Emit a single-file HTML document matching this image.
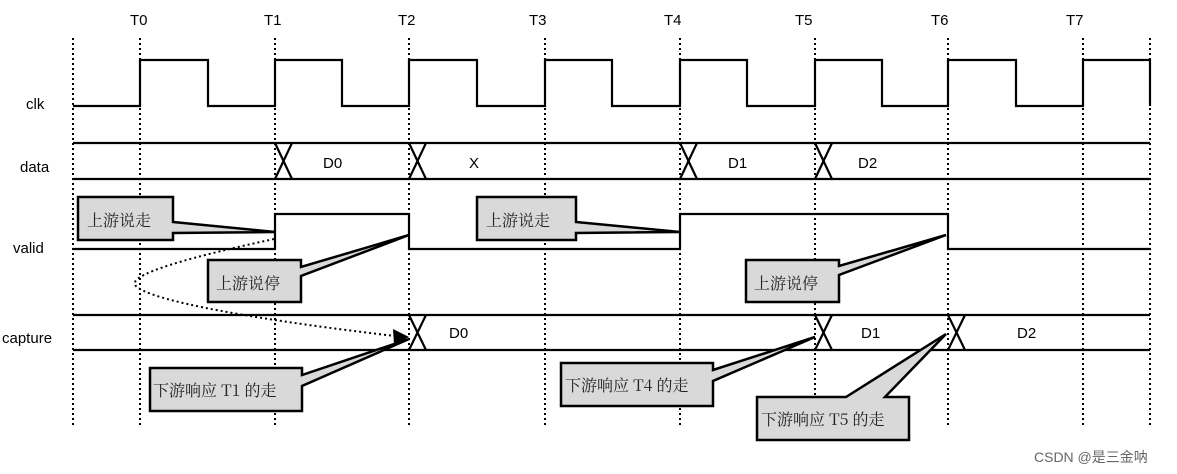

____

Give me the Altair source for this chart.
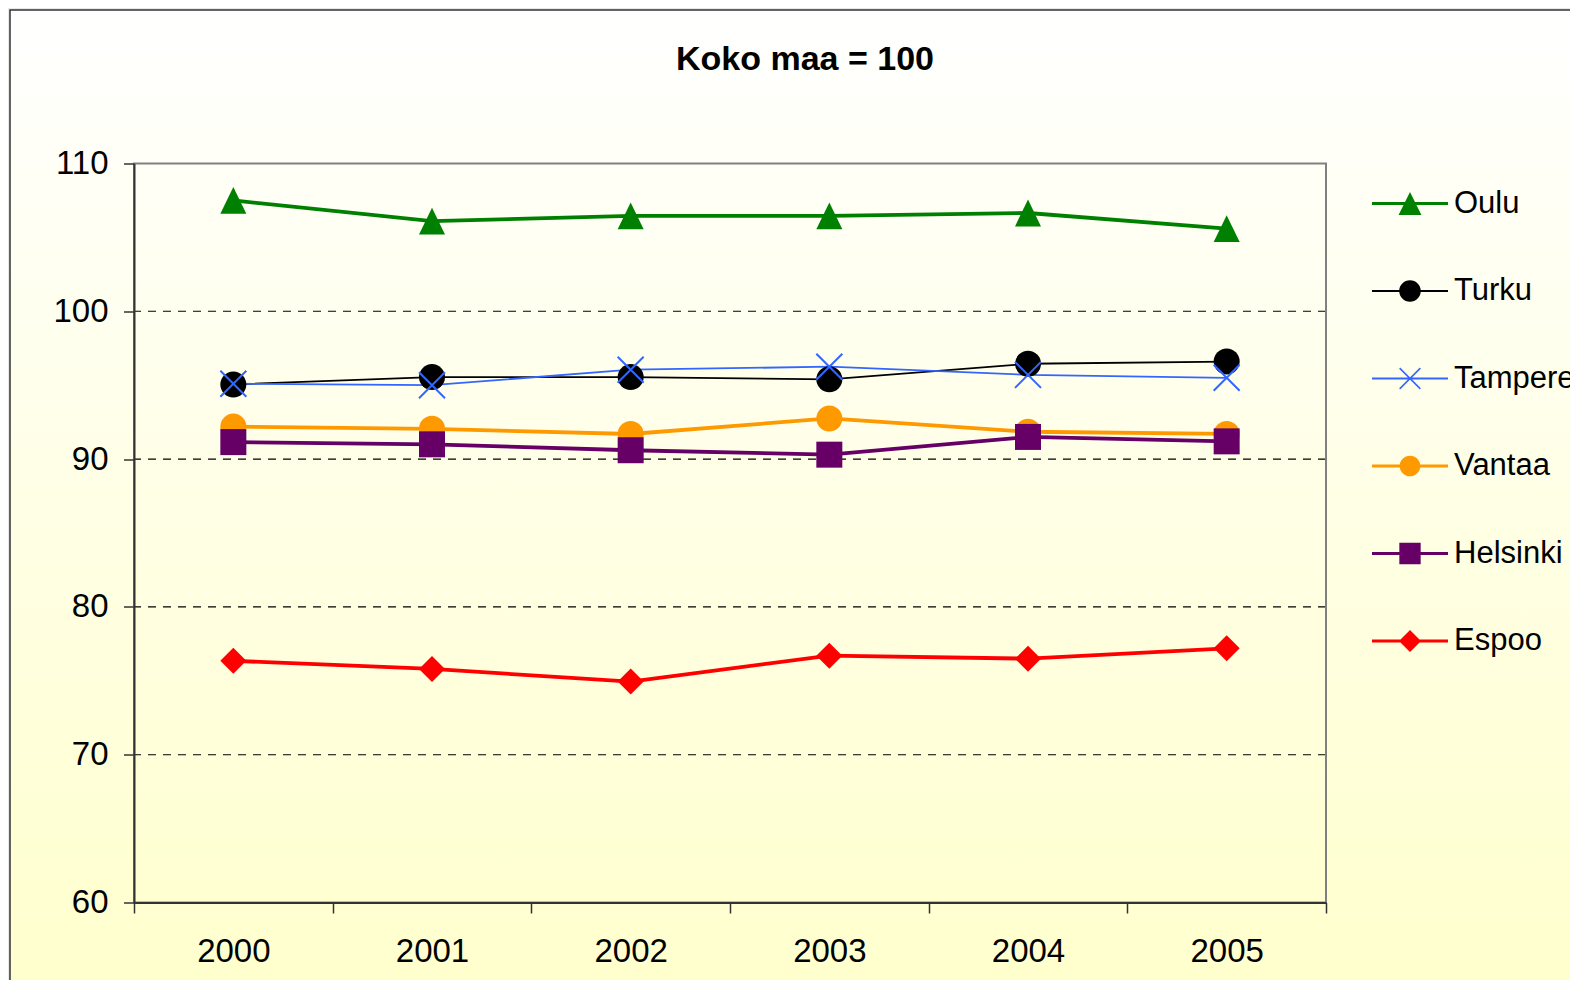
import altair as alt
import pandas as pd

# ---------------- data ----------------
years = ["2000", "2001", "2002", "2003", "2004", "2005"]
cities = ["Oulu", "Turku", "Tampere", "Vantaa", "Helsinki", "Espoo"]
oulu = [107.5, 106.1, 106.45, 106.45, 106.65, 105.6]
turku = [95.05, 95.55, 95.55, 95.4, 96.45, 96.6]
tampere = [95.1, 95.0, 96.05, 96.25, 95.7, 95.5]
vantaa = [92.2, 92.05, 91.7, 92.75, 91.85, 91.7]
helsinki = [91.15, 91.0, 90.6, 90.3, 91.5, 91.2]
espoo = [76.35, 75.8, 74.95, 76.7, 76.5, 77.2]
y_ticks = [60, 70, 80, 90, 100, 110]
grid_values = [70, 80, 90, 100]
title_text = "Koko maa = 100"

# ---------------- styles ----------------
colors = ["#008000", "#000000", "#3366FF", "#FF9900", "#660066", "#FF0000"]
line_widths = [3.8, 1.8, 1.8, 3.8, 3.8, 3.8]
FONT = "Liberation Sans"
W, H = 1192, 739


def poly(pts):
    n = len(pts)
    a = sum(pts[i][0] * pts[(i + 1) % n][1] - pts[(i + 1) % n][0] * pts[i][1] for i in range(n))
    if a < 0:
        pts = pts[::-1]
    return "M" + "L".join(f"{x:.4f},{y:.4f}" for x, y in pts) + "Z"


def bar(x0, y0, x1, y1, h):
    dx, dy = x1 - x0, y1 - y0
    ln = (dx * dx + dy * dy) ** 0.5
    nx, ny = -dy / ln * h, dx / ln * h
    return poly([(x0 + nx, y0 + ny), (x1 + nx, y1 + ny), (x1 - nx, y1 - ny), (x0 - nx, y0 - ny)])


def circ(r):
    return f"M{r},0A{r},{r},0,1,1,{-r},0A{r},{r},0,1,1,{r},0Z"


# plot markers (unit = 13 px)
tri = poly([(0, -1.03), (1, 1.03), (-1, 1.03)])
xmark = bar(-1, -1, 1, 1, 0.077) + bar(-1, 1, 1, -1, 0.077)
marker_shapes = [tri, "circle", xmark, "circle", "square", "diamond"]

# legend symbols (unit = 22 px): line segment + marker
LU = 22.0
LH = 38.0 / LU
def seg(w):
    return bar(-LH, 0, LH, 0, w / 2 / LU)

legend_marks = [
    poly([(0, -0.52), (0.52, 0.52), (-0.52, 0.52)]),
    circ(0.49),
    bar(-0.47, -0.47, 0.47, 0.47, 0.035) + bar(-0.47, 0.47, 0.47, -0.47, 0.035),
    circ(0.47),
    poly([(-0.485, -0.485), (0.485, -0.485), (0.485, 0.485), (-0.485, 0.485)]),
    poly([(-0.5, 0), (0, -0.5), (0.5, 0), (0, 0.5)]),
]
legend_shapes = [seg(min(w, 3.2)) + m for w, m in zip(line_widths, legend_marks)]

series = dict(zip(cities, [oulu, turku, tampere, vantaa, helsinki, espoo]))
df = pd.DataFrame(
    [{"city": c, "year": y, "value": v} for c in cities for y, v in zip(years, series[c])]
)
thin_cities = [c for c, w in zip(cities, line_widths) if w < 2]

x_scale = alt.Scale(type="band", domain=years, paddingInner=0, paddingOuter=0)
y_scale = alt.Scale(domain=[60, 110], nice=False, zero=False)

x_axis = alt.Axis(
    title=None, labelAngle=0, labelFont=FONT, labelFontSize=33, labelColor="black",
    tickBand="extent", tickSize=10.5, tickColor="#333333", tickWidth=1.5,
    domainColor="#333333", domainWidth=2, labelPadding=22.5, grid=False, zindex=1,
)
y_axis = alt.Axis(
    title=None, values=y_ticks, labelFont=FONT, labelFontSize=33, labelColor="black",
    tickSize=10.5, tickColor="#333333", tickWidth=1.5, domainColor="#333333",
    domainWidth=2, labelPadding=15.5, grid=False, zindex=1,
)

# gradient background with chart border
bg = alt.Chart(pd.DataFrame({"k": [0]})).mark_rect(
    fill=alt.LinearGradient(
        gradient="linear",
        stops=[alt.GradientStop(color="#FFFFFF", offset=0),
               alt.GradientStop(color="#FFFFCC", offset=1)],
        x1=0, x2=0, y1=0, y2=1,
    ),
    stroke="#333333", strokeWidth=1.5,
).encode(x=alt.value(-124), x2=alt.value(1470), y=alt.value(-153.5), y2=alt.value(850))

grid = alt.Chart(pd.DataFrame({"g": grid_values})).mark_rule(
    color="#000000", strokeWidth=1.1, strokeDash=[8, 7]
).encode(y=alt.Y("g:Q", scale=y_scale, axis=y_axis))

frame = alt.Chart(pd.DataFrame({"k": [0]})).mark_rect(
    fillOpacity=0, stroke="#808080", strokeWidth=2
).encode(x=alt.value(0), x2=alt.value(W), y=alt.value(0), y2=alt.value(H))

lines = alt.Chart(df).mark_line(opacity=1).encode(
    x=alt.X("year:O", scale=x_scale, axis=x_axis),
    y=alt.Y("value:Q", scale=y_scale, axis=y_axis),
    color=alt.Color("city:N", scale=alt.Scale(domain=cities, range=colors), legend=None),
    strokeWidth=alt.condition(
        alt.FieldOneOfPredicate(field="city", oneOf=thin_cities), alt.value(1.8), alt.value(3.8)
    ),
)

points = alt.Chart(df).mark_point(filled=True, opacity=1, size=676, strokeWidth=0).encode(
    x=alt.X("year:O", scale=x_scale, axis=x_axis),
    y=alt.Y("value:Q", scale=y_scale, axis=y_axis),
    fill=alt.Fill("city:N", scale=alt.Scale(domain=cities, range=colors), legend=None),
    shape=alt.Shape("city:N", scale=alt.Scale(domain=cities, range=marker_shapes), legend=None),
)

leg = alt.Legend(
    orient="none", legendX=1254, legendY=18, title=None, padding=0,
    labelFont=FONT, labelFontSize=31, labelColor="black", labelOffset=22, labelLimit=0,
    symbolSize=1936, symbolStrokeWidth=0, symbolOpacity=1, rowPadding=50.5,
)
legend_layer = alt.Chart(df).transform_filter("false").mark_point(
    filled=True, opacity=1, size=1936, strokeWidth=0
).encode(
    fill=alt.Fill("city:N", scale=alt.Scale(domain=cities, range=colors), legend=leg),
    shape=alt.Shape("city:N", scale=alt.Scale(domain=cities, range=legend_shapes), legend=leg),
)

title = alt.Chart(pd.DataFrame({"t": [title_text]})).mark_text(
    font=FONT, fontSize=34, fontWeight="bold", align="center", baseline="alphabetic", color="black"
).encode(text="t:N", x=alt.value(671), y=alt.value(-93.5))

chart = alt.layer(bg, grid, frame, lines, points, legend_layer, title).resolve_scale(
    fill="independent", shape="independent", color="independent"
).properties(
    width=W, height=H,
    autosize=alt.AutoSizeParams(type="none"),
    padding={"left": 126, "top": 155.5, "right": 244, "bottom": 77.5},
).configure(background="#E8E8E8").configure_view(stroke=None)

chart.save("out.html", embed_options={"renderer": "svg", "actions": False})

____

» Directions for this task
Using the data above, which lines fall from the one with "Give me the Altair source for this chart." through the one with "import pandas as pd"? Repeat them exactly, ends included, minus any pictures.

» Task result
Give me the Altair source for this chart.
import altair as alt
import pandas as pd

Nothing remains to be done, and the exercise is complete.